Accompanying Airbnb’s recruiting team is a carefully selected and trained set of employees that checks for alignment with this culture and has the power to reject for it. Each interviewee goes through two rounds of cultural interviews, which test for the six values. If the requisite qualities aren’t present, that fact is enough to override the applicant’s functional strengths. If the applicant does pass, though, as a new employee they receive an elaborate welcome package with a card that reads, “you belong here.” And they do belong – they’ve passed the cultural interview to prove it.
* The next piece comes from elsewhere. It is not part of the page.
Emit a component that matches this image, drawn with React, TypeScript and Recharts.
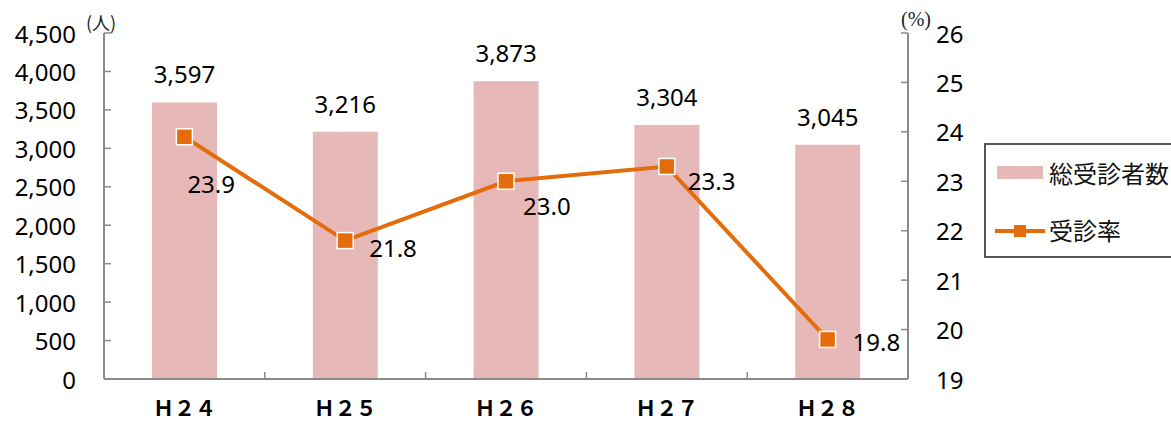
import { ComposedChart, Bar, Line, XAxis, YAxis, LabelList } from 'recharts';

const categories = ['Ｈ２４', 'Ｈ２５', 'Ｈ２６', 'Ｈ２７', 'Ｈ２８'];
const examinees = [3597, 3216, 3873, 3304, 3045];
const rates = [23.9, 21.8, 23.0, 23.3, 19.8];
const countTicks = [0, 500, 1000, 1500, 2000, 2500, 3000, 3500, 4000, 4500];
const rateTicks = [19, 20, 21, 22, 23, 24, 25, 26];

// where each rate label sits relative to its marker (text left edge / text centre)
const rateLabelNudge = [
  { dx: 3, dy: 47 },
  { dx: 24, dy: 7 },
  { dx: 17, dy: 24 },
  { dx: 21, dy: 14 },
  { dx: 25, dy: 2 },
];

const data = categories.map((name, i) => ({ name, examinees: examinees[i], rate: rates[i] }));

const W = 1171;
const H = 423;
const PLOT_LEFT = 104;
const PLOT_RIGHT = 908;
const BAND = (PLOT_RIGHT - PLOT_LEFT) / categories.length;

const AXIS = '#8a8a8a';
const BAR = '#e6b9b8';
const ORANGE = '#e46c0a';
const NUM_FONT = '"Noto Sans", sans-serif';
const JP_FONT = '"Noto Sans CJK JP", sans-serif';

const LeftTick = (props: any) => {
  const { x, y, payload } = props;
  return (
    <g>
      {payload.value !== 0 && <line x1={x} x2={x + 7} y1={y} y2={y} stroke={AXIS} strokeWidth={1.5} />}
      <text x={x - 28} y={y} textAnchor="end" dominantBaseline="central" fontSize={24} fontFamily={NUM_FONT} fill="#000">
        {Number(payload.value).toLocaleString('en-US')}
      </text>
    </g>
  );
};

const RightTick = (props: any) => {
  const { x, y, payload } = props;
  return (
    <g>
      {payload.value !== 19 && <line x1={x} x2={x - 7} y1={y} y2={y} stroke={AXIS} strokeWidth={1.5} />}
      <text x={x + 28} y={y} textAnchor="start" dominantBaseline="central" fontSize={24} fontFamily={NUM_FONT} fill="#000">
        {payload.value}
      </text>
    </g>
  );
};

const BottomTick = (props: any) => {
  const { x, y, payload, index } = props;
  const bx = x - BAND / 2;
  return (
    <g>
      {index > 0 && <line x1={bx} x2={bx} y1={y} y2={y - 7} stroke={AXIS} strokeWidth={1.5} />}
      <text x={x} y={y + 28} textAnchor="middle" dominantBaseline="central" fontSize={21} fontWeight="bold" fontFamily={JP_FONT} fill="#000">
        {payload.value}
      </text>
    </g>
  );
};

const RateDot = (props: any) => {
  const { cx, cy } = props;
  if (cx == null || cy == null) return null;
  return <rect x={cx - 8} y={cy - 8} width={16} height={16} fill={ORANGE} stroke="#fff" strokeWidth={1.5} />;
};

const RateLabel = (props: any) => {
  const { x, y, value, index } = props;
  const n = rateLabelNudge[index] || { dx: 20, dy: 0 };
  return (
    <text x={x + n.dx} y={y + n.dy} textAnchor="start" dominantBaseline="central" fontSize={24} fontFamily={NUM_FONT} fill="#000">
      {Number(value).toFixed(1)}
    </text>
  );
};

export default function App() {
  return (
    <div style={{ position: 'absolute', left: 0, top: 0, width: W, height: H, background: '#fff', overflow: 'hidden' }}>
      <ComposedChart
        width={W}
        height={H}
        data={data}
        margin={{ top: 33, right: W - PLOT_RIGHT - 60, bottom: 0, left: 0 }}
      >
        <XAxis
          dataKey="name"
          height={44}
          stroke={AXIS}
          axisLine={{ stroke: AXIS, strokeWidth: 2 }}
          tickLine={false}
          tickSize={0}
          tickMargin={0}
          tick={<BottomTick />}
          interval={0}
        />
        <YAxis
          yAxisId="left"
          width={PLOT_LEFT}
          domain={[0, 4500]}
          ticks={countTicks}
          axisLine={{ stroke: AXIS, strokeWidth: 2 }}
          tickLine={false}
          tickSize={0}
          tickMargin={0}
          tick={<LeftTick />}
          interval={0}
        />
        <YAxis
          yAxisId="right"
          orientation="right"
          width={60}
          domain={[19, 26]}
          ticks={rateTicks}
          axisLine={{ stroke: AXIS, strokeWidth: 2 }}
          tickLine={false}
          tickSize={0}
          tickMargin={0}
          tick={<RightTick />}
          interval={0}
        />
        <Bar yAxisId="left" dataKey="examinees" fill={BAR} barSize={65} isAnimationActive={false}>
          <LabelList
            dataKey="examinees"
            position="top"
            offset={19}
            fontSize={24}
            fontFamily={NUM_FONT}
            fill="#000"
            formatter={(v: any) => Number(v).toLocaleString('en-US')}
          />
        </Bar>
        <Line
          yAxisId="right"
          dataKey="rate"
          stroke={ORANGE}
          strokeWidth={4}
          dot={<RateDot />}
          activeDot={false}
          isAnimationActive={false}
        >
          <LabelList dataKey="rate" content={<RateLabel />} />
        </Line>
      </ComposedChart>

      <div style={{ position: 'absolute', left: 86, top: 11, fontSize: 18, fontFamily: JP_FONT, color: '#222', lineHeight: '22px' }}>(人)</div>
      <div style={{ position: 'absolute', left: 901, top: 7, fontSize: 20, fontFamily: '"Liberation Serif", serif', color: '#222', lineHeight: '24px' }}>(%)</div>

      <div
        style={{
          position: 'absolute',
          left: 984,
          top: 143,
          width: 220,
          height: 115,
          border: '2px solid #555',
          boxSizing: 'border-box',
          fontFamily: JP_FONT,
          fontSize: 24,
          color: '#111',
        }}
      >
        <div style={{ position: 'absolute', left: 11, top: 21, width: 46, height: 13, background: BAR }} />
        <div style={{ position: 'absolute', left: 63, top: 11, lineHeight: '34px', whiteSpace: 'nowrap' }}>総受診者数</div>
        <div style={{ position: 'absolute', left: 9, top: 84, width: 50, height: 4, background: ORANGE }} />
        <div style={{ position: 'absolute', left: 28, top: 80, width: 12, height: 12, background: ORANGE }} />
        <div style={{ position: 'absolute', left: 63, top: 68, lineHeight: '34px', whiteSpace: 'nowrap' }}>受診率</div>
      </div>
    </div>
  );
}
As a part of a week-long onboarding process, each Airbnb employee gets the opportunity to shadow a support specialist for part of a day. They are exposed to the challenges guests and hosts face and how Airbnb supports them from the get-go, so at any future point — for any decision they’re contemplating or idea they have — they can remember and listen to the customer’s voice for reference. Additionally, this practice enhances the empathy that employees feel toward their support center colleagues. Any changes in customer policies and processes, for example, would also affect customer support, and shadowing gives employees a chance to envision and preempt how a change will also affect those individuals.
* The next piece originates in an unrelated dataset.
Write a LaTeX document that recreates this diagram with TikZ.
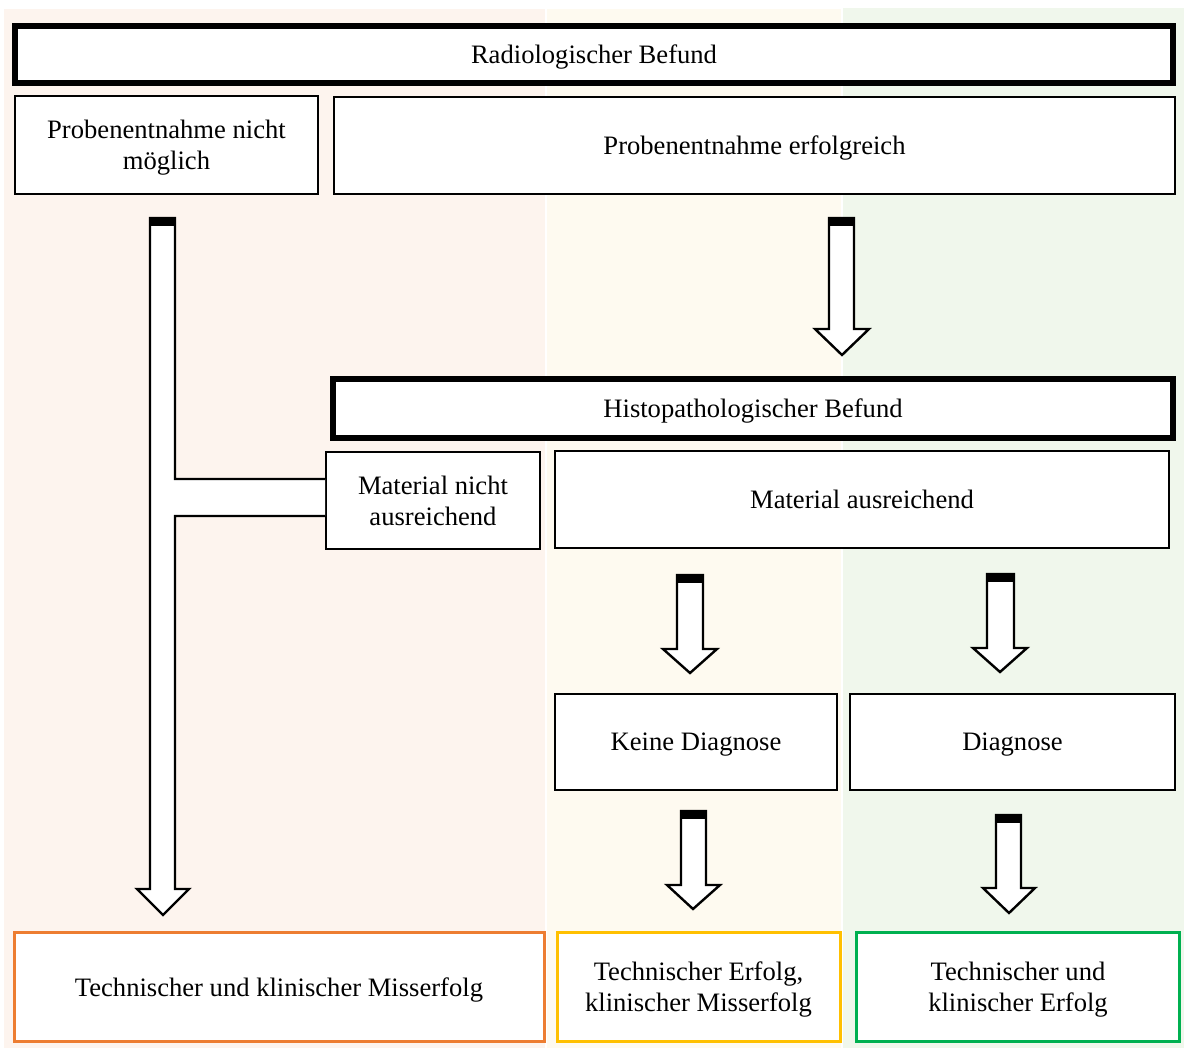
\documentclass[tikz,border=0pt]{standalone}
\usepackage{fontspec}
\setmainfont{Liberation Serif}
\definecolor{bandA}{HTML}{FDF4EE}
\definecolor{bandB}{HTML}{FEFAF0}
\definecolor{bandC}{HTML}{F0F7EC}
\definecolor{cOrange}{HTML}{ED7D31}
\definecolor{cYellow}{HTML}{FFC000}
\definecolor{cGreen}{HTML}{00B050}
\begin{document}
\begin{tikzpicture}[x=0.5pt,y=-0.5pt,
  box/.style={draw=black,line width=1pt,fill=white,inner sep=2pt,align=center,text depth=0pt,font=\fontsize{13.3}{15.3}\selectfont},
  thickbox/.style={box,line width=3pt},
  resbox/.style={box,line width=1.5pt},
  barrow/.style={draw=black,line width=1.2pt,fill=white,line join=miter},
  arrowcap/.style={fill=black}]
\useasboundingbox (0,0) rectangle (1184,1048);
% background bands
\fill[bandA] (4,9) rectangle (545,1048);
\fill[bandB] (547,9) rectangle (841,1048);
\fill[bandC] (843,8) rectangle (1184,1048);
% boxes
\node[thickbox,minimum width=579pt,minimum height=28.5pt] (radio) at (594,54.5) {Radiologischer Befund};
\node[box,minimum width=151.5pt,minimum height=49pt] (pnm) at (166.5,145) {Probenentnahme nicht\\möglich};
\node[box,minimum width=420.5pt,minimum height=48.5pt] (pe) at (754.5,145.5) {Probenentnahme erfolgreich};
\node[thickbox,minimum width=420pt,minimum height=29.5pt] (histo) at (753,408.5) {Histopathologischer Befund};
\node[box,minimum width=107pt,minimum height=48.5pt] (mna) at (433,500.5) {Material nicht\\ausreichend};
\node[box,minimum width=307pt,minimum height=48.5pt] (ma) at (862,499.5) {Material ausreichend};
\node[box,minimum width=141pt,minimum height=48pt] (kd) at (696,742) {Keine Diagnose};
\node[box,minimum width=162.5pt,minimum height=48pt] (dg) at (1012.5,742) {Diagnose};
\node[resbox,draw=cOrange,minimum width=265pt,minimum height=54.5pt] (r1) at (279,987) {Technischer und klinischer Misserfolg};
\node[resbox,draw=cYellow,minimum width=141.5pt,minimum height=54.5pt] (r2) at (698.5,986.5) {Technischer Erfolg,\\klinischer Misserfolg};
\node[resbox,draw=cGreen,minimum width=161.5pt,minimum height=54.5pt] (r3) at (1018,987) {Technischer und\\klinischer Erfolg};
% left T arrow
\fill[white] (150,218) -- (150,889) -- (137,889) -- (163,915) -- (189,889) -- (175,889) -- (175,516) -- (mna.west |- 0,516) -- (mna.west |- 0,479) -- (175,479) -- (175,218) -- cycle;
\draw[barrow,fill=none] (mna.west |- 0,479) -- (175,479) -- (175,218) -- (150,218) -- (150,889) -- (137,889) -- (163,915) -- (189,889) -- (175,889) -- (175,516) -- (mna.west |- 0,516);
\fill[arrowcap] (149.4,218) rectangle (175.6,226);
% block arrows
\draw[barrow] (829,218) -- (829,329) -- (815,329) -- (842,355) -- (869,329) -- (854,329) -- (854,218) -- cycle;
\fill[arrowcap] (828.4,218) rectangle (854.6,226);
\draw[barrow] (677,575) -- (677,649) -- (663,649) -- (690,673) -- (717,649) -- (703,649) -- (703,575) -- cycle;
\fill[arrowcap] (676.4,575) rectangle (703.6,583);
\draw[barrow] (987,574) -- (987,648) -- (973,648) -- (1000,672) -- (1027,648) -- (1014,648) -- (1014,574) -- cycle;
\fill[arrowcap] (986.4,574) rectangle (1014.6,582);
\draw[barrow] (681,811) -- (681,885) -- (667,885) -- (693,909) -- (720,885) -- (706,885) -- (706,811) -- cycle;
\fill[arrowcap] (680.4,811) rectangle (706.6,819);
\draw[barrow] (996,815) -- (996,888) -- (983,888) -- (1009,913) -- (1035,888) -- (1021,888) -- (1021,815) -- cycle;
\fill[arrowcap] (995.4,815) rectangle (1021.6,823);
\end{tikzpicture}
\end{document}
Each year, hundreds of Airbnb’s employees join hosts at a 3-day event to discuss the successes and challenges of the past year, to learn from one another, and to unveil what’s to come in the future.
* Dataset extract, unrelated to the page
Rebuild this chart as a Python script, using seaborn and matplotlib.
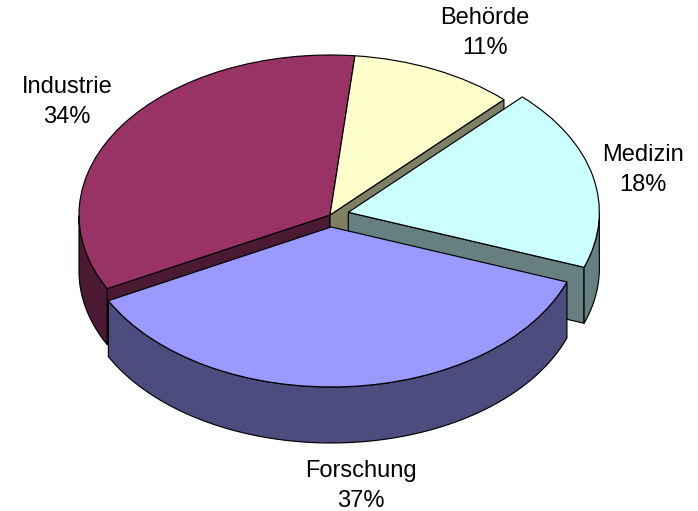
import numpy as np
import seaborn as sns
import matplotlib
matplotlib.use("Agg")
import matplotlib.pyplot as plt
from matplotlib.patches import Polygon

categories = ["Behörde", "Medizin", "Forschung", "Industrie"]
shares = [10.6, 18.4, 36.8, 34.2]
top_colors = ["#FFFFCC", "#CCFFFF", "#9999FF", "#993366"]
side_colors = ["#7F7F66", "#667F7F", "#4C4C7F", "#4C1933"]
explode = [0, 0.075, 0.075, 0]
# pixel spots of the labels (centre of the two lines)
label_spots = [(485, 33), (643, 170), (361, 486), (67, 102)]

W, H = 698, 511
CX, CY = 330, 215      # pie centre in pixels
RX, RY = 251, 160      # ellipse radii in pixels
DEPTH = 56 / RY
LW = 0.85

sns.set_theme(style="white")
plt.rcParams["font.family"] = ["Liberation Sans", "DejaVu Sans"]

fig = plt.figure(figsize=(W / 100, H / 100), dpi=100)
ax = fig.add_axes([0, 0, 1, 1])

wedges, _ = ax.pie(shares, explode=explode, colors=sns.color_palette(top_colors),
                   startangle=84.3, counterclock=False, radius=1,
                   wedgeprops={"edgecolor": "black", "linewidth": LW})
ax.set_aspect("auto")
ax.set_xlim(-CX / RX, (W - CX) / RX)
ax.set_ylim(-(H - CY) / RY, CY / RY)
ax.axis("off")

# back to front
order = {"Industrie": 1, "Behörde": 2, "Medizin": 3, "Forschung": 4}


def extrude(ax, pts, color, z):
	pts = np.array(pts)
	low = pts - [0, DEPTH]
	ax.add_patch(Polygon(np.vstack([pts, low[::-1]]), closed=True, facecolor=color,
	                     edgecolor="black", linewidth=LW, zorder=z))


for w, name, side in zip(wedges, categories, side_colors):
	z = order[name] * 10
	w.set_zorder(z + 3)
	cx, cy = w.center
	mid = np.radians((w.theta1 + w.theta2) / 2)
	for th in [w.theta1, w.theta2]:
		a = np.radians(th)
		# the cut face shows only if the wedge lies on the far side of the edge
		if -np.cos(a) * (np.cos(a) * np.sin(mid) - np.sin(a) * np.cos(mid)) < 0:
			extrude(ax, [(cx, cy), (cx + np.cos(a), cy + np.sin(a))], side, z + 1)
	# outer wall only where the rim faces the viewer
	t = np.linspace(w.theta1, w.theta2, 200)
	t = t[np.sin(np.radians(t)) <= 0]
	if len(t) > 1:
		arc = np.column_stack([cx + np.cos(np.radians(t)), cy + np.sin(np.radians(t))])
		extrude(ax, arc, side, z + 2)

for name, share, (px, py) in zip(categories, shares, label_spots):
	ax.text(px / W, 1 - py / H, name + "\n" + str(round(share)) + "%", transform=ax.transAxes,
	        ha="center", va="center", fontsize=17, color="black", linespacing=1.43)

fig.savefig("out.png", dpi=100)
Firstly, there’s value not only in encouraging employees to see and feel how their company policies are received by their customers, but also in enabling the leadership to hear the reaction and feedback of both groups concurrently. It also allows for the hosts to build empathy for Airbnb – the more they understand where the company is coming from, the more they can stand behind and support it.
As Madison-Biggs explained, the experiences of employees and customers at Airbnb parallel and reinforce one another, rather than stand apart. “We are the customers, the customers are us,” she said. This customer-focused strategy is also clearly working well for employees, 92 percent of whom would recommend Airbnb as a place to work.
With such clear alignment and purpose, it’s easy to see why.